Emily: Because we know roughly 50-80% of people with IBS are sensitive to FODMAPs I typically recommend starting with low FODMAP plant-foods but this doesn’t mean high FODMAP plant-foods are off the table! So, for example, adding in low FODMAP whole grains (oats, quinoa, brown rice) and starches (potatoes and sweet potatoes), fruit (raspberries, kiwi, orange, pineapple), and vegetables (carrot, cucumber, spinach, broccoli florets), a handful of suitable nuts, 1-2 tablespoon of a nut butter or and seeds like chia, pumpkin, and flax. Also, firm tofu, tempeh, and 1 cup of edamame are low FODMAP plant-protein options. This is certainly not an exhaustive list, but I think it can be nice to see some specific examples.
With food tolerance and intolerance – portion size matters. Whole-plant foods contain fiber in varying amounts. When increasing daily fiber intake, it is important to gradually increase over time to allow the body and gut microbes to adjust. If we increase fiber intake too quickly that can result in increased gas, bloating and discomfort – GI symptoms those with IBS are often dealing with and trying to improve. Additionally, keep in mind some packaged plant-foods like firm tofu, hemp hearts, almond milk, and creamy nut butters are delicious low fiber options.

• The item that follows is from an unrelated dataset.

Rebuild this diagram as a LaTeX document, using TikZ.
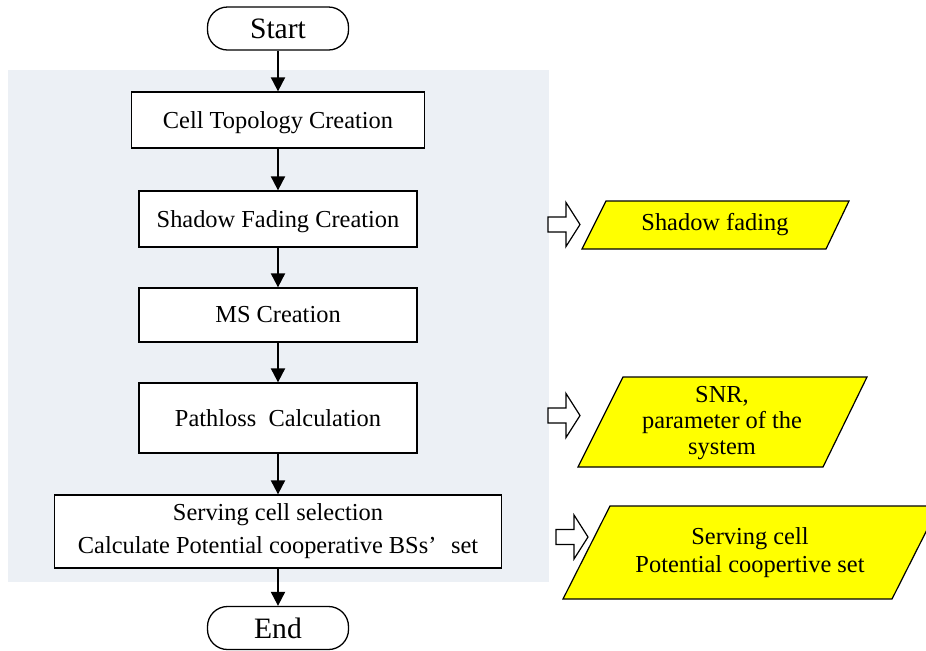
\documentclass[tikz,border=0pt]{standalone}
\usepackage{fontspec}
\setmainfont{Liberation Serif}
\usetikzlibrary{arrows.meta}
\definecolor{panelbg}{RGB}{236,240,245}
\definecolor{datayellow}{RGB}{255,255,0}
\begin{document}
\begin{tikzpicture}[x=0.5pt,y=-0.5pt,
  every node/.style={font=\fontsize{12.2}{13}\selectfont},
  stepbox/.style={draw,line width=0.65pt,fill=white,inner sep=0pt,align=center},
  terminal/.style={draw,line width=0.65pt,fill=white,rounded corners=10pt,
    minimum width=70.5pt,minimum height=21.5pt,inner sep=0pt,
    font=\fontsize{14.8}{16}\selectfont},
  flow/.style={line width=1pt,-{Triangle[length=7pt,width=7pt]}},
  datashape/.style={draw,line width=0.6pt,fill=datayellow},
  datatext/.style={align=center,inner sep=0pt},
  blockarrow/.style={draw,line width=0.6pt,fill=white,line join=miter},
  hollow/.pic={\draw[blockarrow] (0,-7.5) -- (18,-7.5) -- (18,-22) -- (32,0)
      -- (18,22) -- (18,7.5) -- (0,7.5) -- cycle;}
]
\path[use as bounding box] (0,0) rectangle (926,650);

% simulation stage panel
\fill[panelbg] (8,70) rectangle (549,582);

% main flow
\node[terminal] (start) at (278,28.5) {Start};
\node[stepbox,minimum width=146.5pt,minimum height=28pt,text depth=0pt] (topo) at (278,120)
  {Cell Topology Creation};
\node[stepbox,minimum width=139pt,minimum height=28pt,text depth=0pt] (shadow) at (278,219)
  {Shadow Fading Creation};
\node[stepbox,minimum width=139pt,minimum height=27pt] (ms) at (278,315)
  {MS Creation};
\node[stepbox,minimum width=139pt,minimum height=35pt] (path) at (278,418)
  {Pathloss\ \ Calculation};
\node[stepbox,minimum width=223.5pt,minimum height=36.5pt,
  font=\fontsize{12.2}{16.5}\selectfont] (serve) at (278,531.5)
  {Serving cell selection\\Calculate Potential cooperative BSs’\hspace{0.35em} set};
\node[terminal] (end) at (278,628) {End};

\draw[flow] (start) -- (topo);
\draw[flow] (topo) -- (shadow);
\draw[flow] (shadow) -- (ms);
\draw[flow] (ms) -- (path);
\draw[flow] (path) -- (serve);
\draw[flow] (serve) -- (end);

% outputs
\pic at (548,224.5) {hollow};
\draw[datashape] (582,249) -- (826,249) -- (849,201) -- (606,201) -- cycle;
\node[datatext] (fading) at (715,225) {Shadow fading};

\pic at (548,415.5) {hollow};
\draw[datashape] (578,467) -- (823,467) -- (867,377) -- (623,377) -- cycle;
\node[datatext] (snr) at (722,423) {SNR,\\parameter of the\\system};

\pic at (556,537) {hollow};
\draw[datashape] (563,599) -- (892,599) -- (939,506) -- (610,506) -- cycle;
\node[datatext,font=\fontsize{12.2}{14}\selectfont] (coop) at (750,553)
  {Serving cell\\Potential coopertive set};
\end{tikzpicture}
\end{document}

Another great option is to cook with more herbs and spices. For example: basil, cinnamon, turmeric, thyme, rosemary, sage, paprika, and parsley. These plant foods make our meals taste delicious and are an excellent source of antioxidants.
One way to help increase variety of plant foods is to commit to trying new recipes or plant-based ingredients over time. For example, this could be once per week or once per month – whatever timeframe feels do-able for you. You can start by picking out a new recipe in a favorite cookbook, look one up online, or pick out a new ingredient in the store and then find a recipe that uses this. Trying new recipes can help you discover new favorite dishes and gain some valuable cooking skills in the process.
Thanks Emily for sharing your incredible tips about plant-based eating, food intolerance + IBS, and more!